There’s no hiding Elias anymore.
After jumping straight from Double-A last year to the majors at the beginning of this season, the 25-year-old has gone 7-5 with a 3.74 ERA and 1.19 WHIP in 16 games, striking out 85 and walking 34 in 98 2/3 innings. He allowed just a run in each of his last two starts – wins over the Royals and Padres – and he had show-stealing performances against both the Tigers (complete-game three-hit shutout on June 1) and Yankees (seven innings, two runs and 10 strikeouts in a May 2 win).
“He’s been great. There’s a few adjustments that he’s had to make, but all in all he’s been fantastic,” McClendon.
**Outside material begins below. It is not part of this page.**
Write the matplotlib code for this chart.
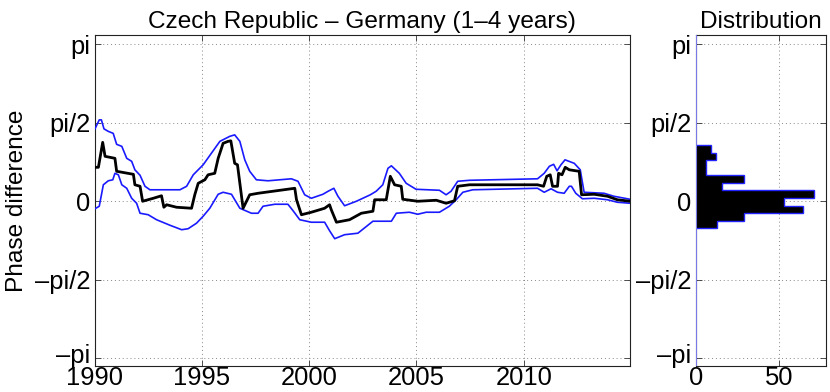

Elias is still a rookie, but he hasn’t looked like one. There’s a good reason for that – he played in Cuba before defecting in 2010 and dealt with his fair share of hardships just trying to get to America.
“I don’t look at him as a normal rookie. He pitched in Cuba – they play pretty good baseball over there,” McClendon. “He’s not overwhelmed by any situation. He’s done a fantastic job. … He’s faced a lot more adversity trying to get than facing Albert Pujols, so to speak. I don’t think it’s gonna affect him, and I think he’s probably mature beyond his years as a result.”
The Mariners will trot out the exact same lineup as yesterday, with Endy Chavez leading off and playing DH, Michael Saunders hitting seventh and manning right field, and catcher Mike Zunino the only right-handed hitter against a Cleveland right-handed starter. Seattle had 11 hits off the Indians yesterday, so it’s certainly worth seeing if it produces again a day later.
Saunders, who went 2-for-4 with a double Friday, was hitting at or near the top of the lineup before his recent shoulder injury. McClendon said he likes the way the combination of Chavez and center fielder James Jones has hit in the 1-2 spots, though, as well as what Saunders brings to the last half of the lineup.
“Michael gives us more thump at the bottom of the order,” McClendon said. “I think having it that way gives us a lineup that is a stretched out a little bit more.”
• James Paxton feels good after his bullpen session Friday, McClendon said.
• The Mariners still don’t have a starting pitcher for Monday’s game at Houston, but McClendon said that he will announce the starter by the time the team leaves town Sunday.